Not everyone was like that though, there were also lots of thoughtful and kind people. One couple every single morning on my train, if nobody got up they would get up and offer me their seat, even though they were always sat at the extreme other end of the carriage from where I got on. I never forgot them.

Those last weeks of pregnancy can be tough. You are super uncomfortable, my hips were achy and I would sleep at night with a fortress of pillows around me and between my legs for support. My partner relegated to the edge of the bed. By the time I got comfy I was back up to pee. Man you pee a lot towards the end. Its really a design flaw because you need that sleep to bank for the months and years of sleepless nights ahead, but nature is like “haha the deprivation shall begin now!”. Nature is a dick!

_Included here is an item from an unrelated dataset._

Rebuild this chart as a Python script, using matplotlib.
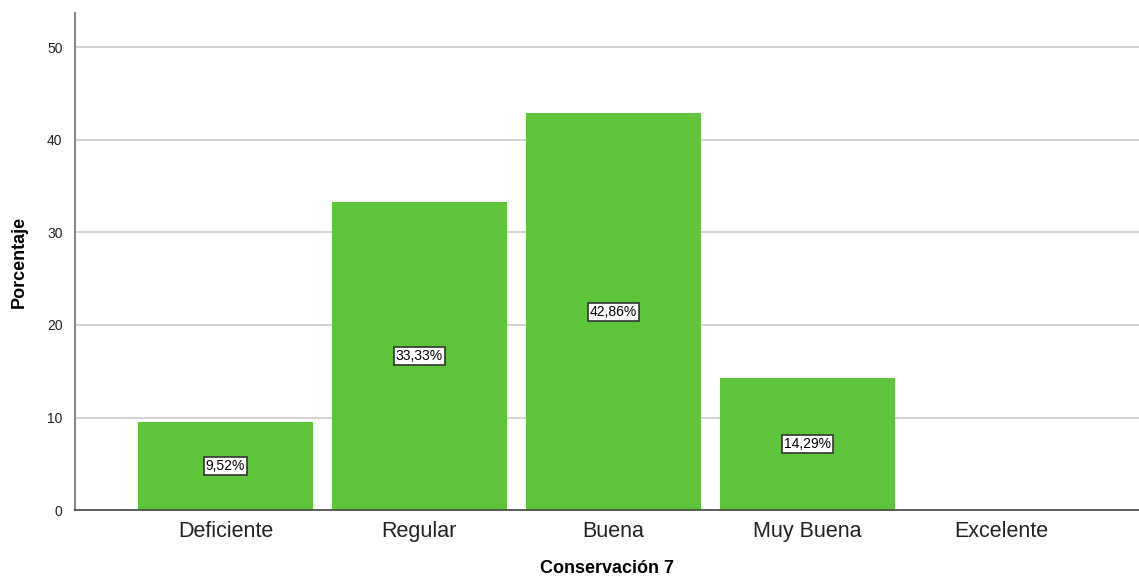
import matplotlib
matplotlib.use('Agg')
import matplotlib.pyplot as plt

categorias = ['Deficiente', 'Regular', 'Buena', 'Muy Buena', 'Excelente']
porcentajes = [9.52, 33.33, 42.86, 14.29, 0.0]
etiquetas = ['9,52%', '33,33%', '42,86%', '14,29%', '']

plt.rcParams['font.family'] = ['Liberation Sans', 'DejaVu Sans']

fig = plt.figure(figsize=(11.39, 5.79), dpi=100)
ax = fig.add_axes([0.0658, 0.119, 0.9342, 0.8585])

xx = range(len(categorias))
ax.bar(xx, porcentajes, width=0.9, color='#5EC43A', zorder=2)
for x, y, lab in zip(xx, porcentajes, etiquetas):
    if lab:
        ax.text(x, y / 2, lab, ha='center', va='center', fontsize=10, zorder=3,
                bbox=dict(boxstyle='square,pad=0.15', fc='white', ec='#333333', lw=1.2))

ax.set_xlim(-0.776, 4.71)
ax.set_ylim(0, 53.7)
ax.set_yticks([0, 10, 20, 30, 40, 50])
ax.yaxis.grid(True, color='#cccccc', lw=1.2, zorder=0)
ax.set_xticks(list(xx))
ax.set_xticklabels(categorias, fontsize=15.5, color='#222222')
ax.tick_params(axis='y', length=0, labelsize=10, pad=9, colors='#222222')
ax.tick_params(axis='x', length=0, pad=8)
for s in ['top', 'right']:
    ax.spines[s].set_visible(False)
ax.spines['left'].set_color('#888888')
ax.spines['left'].set_linewidth(1.5)
ax.spines['bottom'].set_color('#444444')
ax.spines['bottom'].set_linewidth(1.2)

ax.set_ylabel('Porcentaje', fontsize=13, fontweight='bold', labelpad=14)
ax.set_xlabel('Conservación 7', fontsize=13, fontweight='bold', labelpad=13)

plt.savefig('out.png', dpi=100)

But of course its all worth it, because an amazing thing happens and this little human enters your life, bringing with it unimaginable amounts of love and adoration. Its everything you ever dreamed of and more. It makes all the pregnancy wackness worth it.

I just hope I don’t end up one of those people, seeing the pregnancy belly beacon, like a moth to the flame, sharing the horror show that was my birth, and crapping all over other people’s name choices.